I could open any page of this novel and quote a beautiful, lyrical passage - I found the way the author paralleled her writing style with the creative pursuits of Vanessa and Virginia wonderful;

The frame of a window, blue paint blistering in the Mediterranean sun. I am arrested, dazzled by colour, the cascading searlet of a pot of hibiscus, the glaring whitewash of a wall. It is as if the colours, first separately, then collectively, strike a series of notes that sets up a resonating chord in me. I am impelled to paint it.

An amazing book in both content and structure and one that has only made me want to continue my Woolf reading even further.

February 20, 2010

The Girl With Glass Feet - Ali Shaw


When I saw that The Girl With Glass Feet was the second book in the Not The TV Book Group's reading schedule I quickly got online and ordered my copy from the UK. The description of the book sounded tantalising and both covers were gorgeous (I ended up choosing the cover pictured). Discussion about this book is taking place today over at Simon's Blog.

The Girl With Glass Feet refers to the main female character of the book, Ida MacLaird. A young woman from the mainland who, after a brief trip to the islands of St Hauda's Land and a chance encounter with a reclusive resident of the island finds that her feet are quite literally turning to glass - glass that is slowly but surely beginning to transform her whole body. Ida makes the trip back to the islands to seek a cure for the glass transformation and it is then that she meets Midas Crook - a man who has isolated himself quite effectively from almost all human contact apart from his widowed best friend and his young daughter.

I really, really wanted to like this book but (and I'm sure you can see where this is headed!) I really did not like it.

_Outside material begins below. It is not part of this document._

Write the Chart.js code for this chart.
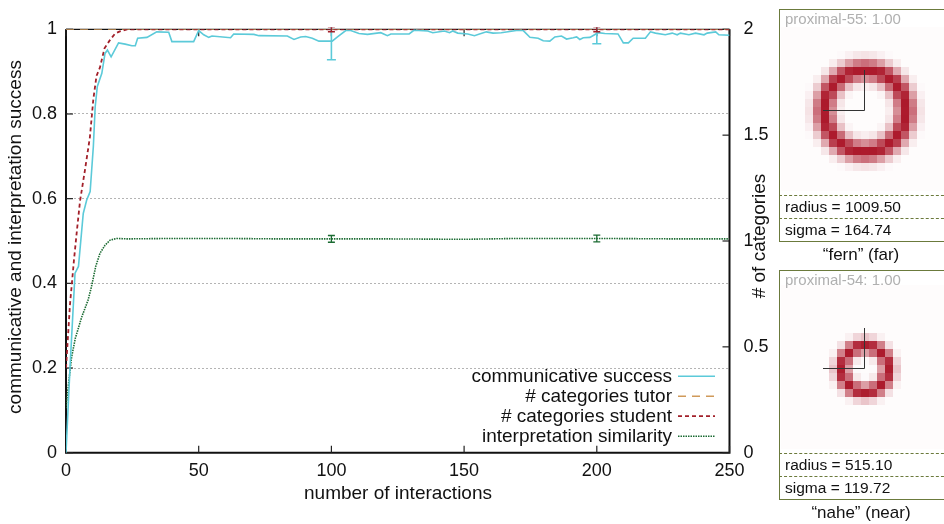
<!DOCTYPE html>
<html>
<head>
<meta charset="utf-8">
<script src="https://cdn.jsdelivr.net/npm/chart.js@4.4.0/dist/chart.umd.min.js"></script>
<style>
body { margin: 0; background: #fff; }
#wrap { position: relative; width: 944px; height: 524px; overflow: hidden; font-family: 'Liberation Sans', Arial, sans-serif; }
#chartBox { position: absolute; left: 0; top: 0; width: 944px; height: 524px; }
.panel { position: absolute; left: 779px; width: 175px; box-sizing: border-box; border: 1.5px solid #6b7a3c; }
.abs { position: absolute; white-space: nowrap; }
.dash { position: absolute; left: 779px; width: 170px; border-top: 1.5px dashed #6b7a3c; }
.lbl { color: #b0b0b0; font-size: 15px; line-height: 18px; left: 785px; }
.val { color: #111; font-size: 15.5px; line-height: 19px; left: 785px; }
.cap { color: #111; font-size: 17px; line-height: 20px; left: 779px; width: 164px; text-align: center; }
</style>
</head>
<body>
<div id="wrap">
  <div id="chartBox"><canvas id="lineChart"></canvas></div>
</div>
<script>
// number of interactions vs. communicative success
const commX = [0, 1.5, 3.4, 4.7, 6.5, 7.8, 9.1, 10.3, 11.0, 11.8,
  13.5, 14.7, 15.6, 17.0, 19.8, 22.3, 24.8, 26.1, 27.0, 30.5,
  34.2, 38.7, 39.9, 48.1, 50.0, 51.9, 53.8, 55.0, 62.0, 63.2,
  70.8, 72.7, 83.4, 85.9, 88.4, 90.3, 92.8, 95.3, 100.3, 102.3,
  105.4, 107.3, 110.4, 113.6, 118.6, 121.1, 122.4, 129.3, 131.2, 136.3,
  138.2, 142.6, 144.5, 145.7, 147.6, 151.4, 153.9, 155.8, 158.4, 160.9,
  164.0, 169.7, 172.3, 174.8, 177.9, 179.8, 182.3, 184.2, 186.7, 188.6,
  191.1, 192.4, 193.6, 194.9, 197.4, 200.5, 203.0, 208.0, 210.0, 211.9,
  213.7, 218.3, 220.2, 222.1, 225.8, 228.4, 230.3, 231.5, 234.7, 237.2,
  240.4, 241.6, 244.8, 246.0, 250];
const commY = [0, 0.2, 0.424, 0.44, 0.565, 0.597, 0.617, 0.723, 0.817, 0.865,
  0.896, 0.943, 0.951, 0.935, 0.968, 0.965, 0.961, 0.961, 0.979, 0.981,
  0.994, 0.993, 0.971, 0.971, 0.997, 0.987, 0.981, 0.984, 0.980, 0.989,
  0.988, 0.985, 0.984, 0.976, 0.982, 0.983, 0.979, 0.972, 0.972, 0.982,
  0.997, 0.997, 0.990, 0.988, 0.992, 0.985, 0.989, 0.989, 0.998, 0.996,
  0.992, 0.996, 0.992, 0.996, 0.991, 0.989, 0.985, 0.989, 0.994, 0.991,
  0.992, 0.997, 0.997, 0.981, 0.979, 0.973, 0.972, 0.982, 0.984, 0.977,
  0.980, 0.982, 0.976, 0.980, 0.981, 0.992, 0.990, 0.989, 0.968, 0.968,
  0.979, 0.979, 0.994, 0.991, 0.987, 0.991, 0.987, 0.991, 0.987, 0.991,
  0.987, 0.991, 0.994, 0.987, 0.986];

// # categories (right axis)
const tutorX = [0, 250];
const tutorY = [2, 2];
const studentX = [0, 0.3, 1.5, 3.0, 4.2, 5.3, 7.2, 9.0, 10.3, 11.5, 12.8, 14.5, 16.6, 18.5, 20.3, 23, 250];
const studentY = [0.4, 0.46, 0.7, 0.91, 1.06, 1.19, 1.34, 1.49, 1.67, 1.78, 1.82, 1.91, 1.95, 1.98, 1.99, 2.0, 2.0];

// interpretation similarity
const simX = [0, 0.9, 2.1, 3.5, 5.9, 8.3, 9.6, 11.2, 12.8, 14.7, 16.6, 19.1, 23, 40, 60, 80, 100, 120, 150, 170, 200, 230, 250];
const simY = [0.105, 0.16, 0.225, 0.27, 0.32, 0.36, 0.392, 0.44, 0.471, 0.49, 0.502, 0.506, 0.505, 0.506, 0.506, 0.505, 0.505, 0.505, 0.504, 0.506, 0.506, 0.505, 0.505];

// error bars
const errX = [100, 200];
const commErrMean = [0.972, 0.992];
const commErr = [0.044, 0.026];
const simErrMean = [0.505, 0.506];
const simErr = [0.008, 0.008];
const studentErrMean = [2, 2];
const studentErr = [0.012, 0.012];

// side panels
const panelNames = ['proximal-55', 'proximal-54'];
const panelScores = [1.00, 1.00];
const panelRadius = [1009.50, 515.10];
const panelSigma = [164.74, 119.72];
const panelCaptions = ['\u201cfern\u201d (far)', '\u201cnahe\u201d (near)'];

const FONT = "'Liberation Sans', Arial, sans-serif";

function pts(xs, ys) {
  return xs.map((x, i) => ({ x: x, y: ys[i] }));
}

const datasets = [
  { label: 'communicative success', data: pts(commX, commY), borderColor: '#5ccad9', borderWidth: 1.6, yAxisID: 'y', order: 1 },
  { label: '# categories tutor', data: pts(tutorX, tutorY), borderColor: '#d09a5a', borderWidth: 1.6, borderDash: [8, 6], yAxisID: 'y2', order: 3 },
  { label: '# categories student', data: pts(studentX, studentY), borderColor: '#a2202a', borderWidth: 1.8, borderDash: [4, 3], yAxisID: 'y2', order: 2 },
  { label: 'interpretation similarity', data: pts(simX, simY), borderColor: '#1b6b32', borderWidth: 1.6, borderDash: [1.5, 1], yAxisID: 'y', order: 4 }
];
datasets.forEach(d => { d.pointRadius = 0; d.fill = false; d.tension = 0; });

const framePlugin = {
  id: 'frame',
  beforeDatasetsDraw(chart) {
    const { ctx, chartArea: a, scales } = chart;
    ctx.save();
    ctx.strokeStyle = '#111';
    ctx.lineWidth = 2;
    ctx.beginPath();
    ctx.moveTo(a.left, a.top); ctx.lineTo(a.left, a.bottom); ctx.lineTo(a.right, a.bottom); ctx.lineTo(a.right, a.top);
    ctx.stroke();
    ctx.lineWidth = 1.3;
    ctx.beginPath(); ctx.moveTo(a.left, a.top); ctx.lineTo(a.right, a.top); ctx.stroke();
    // inward ticks
    ctx.lineWidth = 1.2;
    ctx.strokeStyle = '#222';
    scales.x.ticks.forEach(t => {
      const px = scales.x.getPixelForValue(t.value);
      ctx.beginPath();
      ctx.moveTo(px, a.bottom); ctx.lineTo(px, a.bottom - 7);
      ctx.moveTo(px, a.top); ctx.lineTo(px, a.top + 7);
      ctx.stroke();
    });
    scales.y.ticks.forEach(t => {
      const py = scales.y.getPixelForValue(t.value);
      ctx.beginPath(); ctx.moveTo(a.left, py); ctx.lineTo(a.left + 7, py); ctx.stroke();
    });
    scales.y2.ticks.forEach(t => {
      const py = scales.y2.getPixelForValue(t.value);
      ctx.beginPath(); ctx.moveTo(a.right, py); ctx.lineTo(a.right - 7, py); ctx.stroke();
    });
    ctx.restore();
  },
  afterDatasetsDraw(chart) {
    const { ctx, chartArea: a, scales } = chart;
    ctx.save();
    ctx.beginPath();
    ctx.rect(a.left - 2, a.top - 2, a.right - a.left + 4, a.bottom - a.top + 4);
    ctx.clip();
    const bars = (mean, err, scale, color, cap, width) => {
      ctx.strokeStyle = color;
      ctx.lineWidth = width;
      errX.forEach((x, i) => {
        const px = scales.x.getPixelForValue(x);
        const lo = scale.getPixelForValue(mean[i] - err[i]);
        const hi = scale.getPixelForValue(mean[i] + err[i]);
        ctx.beginPath();
        ctx.moveTo(px, lo); ctx.lineTo(px, hi);
        ctx.moveTo(px - cap, lo); ctx.lineTo(px + cap, lo);
        ctx.moveTo(px - cap, hi); ctx.lineTo(px + cap, hi);
        ctx.stroke();
      });
    };
    bars(commErrMean, commErr, scales.y, '#5ccad9', 4.5, 1.6);
    bars(simErrMean, simErr, scales.y, '#1b6b32', 3.5, 1.3);
    bars(studentErrMean, studentErr, scales.y2, '#a2202a', 3.5, 1.5);
    ctx.restore();

    // legend, text right aligned with the sample after it
    ctx.save();
    ctx.font = '19px ' + FONT;
    ctx.textAlign = 'right';
    ctx.textBaseline = 'middle';
    chart.data.datasets.forEach((d, i) => {
      const y = a.bottom - 76.5 + i * 20;
      ctx.fillStyle = '#111';
      ctx.fillText(d.label, a.right - 57.5, y + 1);
      ctx.strokeStyle = d.borderColor;
      ctx.lineWidth = d.borderWidth;
      ctx.setLineDash(d.borderDash || []);
      ctx.beginPath();
      ctx.moveTo(a.right - 51.5, y); ctx.lineTo(a.right - 14.5, y);
      ctx.stroke();
    });
    ctx.restore();
  },
  afterDraw(chart) {
    const { ctx, chartArea: a } = chart;
    ctx.save();
    ctx.font = '19px ' + FONT;
    ctx.fillStyle = '#111';
    ctx.textAlign = 'center';
    ctx.textBaseline = 'middle';
    ctx.fillText('number of interactions', 398, 494);
    ctx.translate(16, 237);
    ctx.rotate(-Math.PI / 2);
    ctx.fillText('communicative and interpretation success', 0, 0);
    ctx.restore();
    ctx.save();
    ctx.font = '19px ' + FONT;
    ctx.fillStyle = '#111';
    ctx.textAlign = 'center';
    ctx.textBaseline = 'middle';
    ctx.translate(760, 236);
    ctx.rotate(-Math.PI / 2);
    ctx.fillText('# of categories', 0, 0);
    ctx.restore();
  }
};

const tickFont = { family: FONT, size: 18 };
const plainNum = v => String(+Number(v).toFixed(2));

// eslint-disable-next-line
const lineChart = new Chart(
  document.getElementById('lineChart'),
  {
    type: 'line',
    data: { datasets: datasets },
    options: {
      responsive: true,
      maintainAspectRatio: false,
      animation: false,
      layout: { padding: { top: 29.3, left: 0, right: 0, bottom: 0 } },
      plugins: { legend: { display: false }, tooltip: { enabled: false } },
      scales: {
        x: {
          type: 'linear', min: 0, max: 250,
          ticks: { stepSize: 50, padding: 8, color: '#111', font: tickFont, maxRotation: 0, callback: plainNum },
          grid: { display: false, drawTicks: false },
          border: { display: false },
          afterFit: s => { s.height = 71.3; }
        },
        y: {
          position: 'left', min: 0, max: 1,
          ticks: { stepSize: 0.2, padding: 9, color: '#111', font: tickFont, callback: plainNum },
          grid: {
            drawTicks: false, lineWidth: 1,
            color: c => (c.tick.value === 0 || c.tick.value === 1) ? 'rgba(0,0,0,0)' : '#b4b4b4'
          },
          border: { display: false, dash: [2, 2] },
          afterFit: s => { s.width = 66; }
        },
        y2: {
          position: 'right', min: 0, max: 2,
          ticks: { stepSize: 0.5, padding: 14, color: '#111', font: tickFont, callback: plainNum },
          grid: { display: false, drawTicks: false },
          border: { display: false },
          afterFit: s => { s.width = 214.5; }
        }
      }
    },
    plugins: [framePlugin]
  }
);

// side panels with the category heat maps
const wrap = document.getElementById('wrap');
function add(cls, text, top, extra) {
  const el = document.createElement('div');
  el.className = cls;
  el.style.top = top + 'px';
  if (text) el.textContent = text;
  if (extra) Object.assign(el.style, extra);
  wrap.appendChild(el);
  return el;
}

function drawRing(cv, radius, sigma) {
  const c = cv.getContext('2d');
  const R = radius * 0.036 + 4.5, s = sigma * 0.045, cell = 8, cx = 84, cy = 84;
  for (let i = 0; i < 21; i++) {
    for (let j = 0; j < 21; j++) {
      const mx = i * cell + cell / 2, my = j * cell + cell / 2;
      const d = Math.hypot(mx - cx, my - cy);
      let t = Math.exp(-((d - R) * (d - R)) / (2 * s * s));
      t = Math.max(t, 0.012);
      const r = Math.round(255 - t * (255 - 172));
      const g = Math.round(255 - t * (255 - 26));
      const b = Math.round(255 - t * (255 - 44));
      c.fillStyle = 'rgb(' + r + ',' + g + ',' + b + ')';
      c.fillRect(i * cell, j * cell, cell, cell);
    }
  }
  c.strokeStyle = '#333';
  c.lineWidth = 1;
  c.beginPath();
  c.moveTo(cx - 0.5, cy - 41); c.lineTo(cx - 0.5, cy - 0.5); c.lineTo(cx - 42, cy - 0.5);
  c.stroke();
}

const panelTops = [9, 270];
const panelHeights = [233, 230];
panelNames.forEach((name, k) => {
  const top = panelTops[k];
  const h = panelHeights[k];
  add('panel', '', top, { height: h + 'px' });
  const cv = document.createElement('canvas');
  cv.width = 163; cv.height = 164;
  Object.assign(cv.style, { position: 'absolute', left: '780.5px', top: (top + (k === 0 ? 18 : 15)) + 'px' });
  wrap.appendChild(cv);
  drawRing(cv, panelRadius[k], panelSigma[k]);
  add('abs lbl', name + ': ' + panelScores[k].toFixed(2), top + 0.5);
  add('dash', '', top + h - 47);
  add('abs val', 'radius = ' + panelRadius[k].toFixed(2), top + h - 45.5);
  add('dash', '', top + h - 24);
  add('abs val', 'sigma = ' + panelSigma[k].toFixed(2), top + h - 22.5);
  add('abs cap', panelCaptions[k], top + h + 3);
});
</script>
</body>
</html>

I felt some of the writing was glorious and the concept of the story itself was whimsical and moving in so many ways but I am afraid I just did not connect with the main characters at all. Ida's and Midas's back stories were certainly fleshed out and described in a lot of detail but I felt that detail actually swamped the story that was taking place in present time to the point where it was hard to focus on the author's intent. I also felt there were too many characters jumping into the story at different times - I found it difficult to focus on what was important and what was window dressing.

Unfortunately this just wasn't the book for me at this time but I can definitely appreciate the imagination and thought that went into creating the story.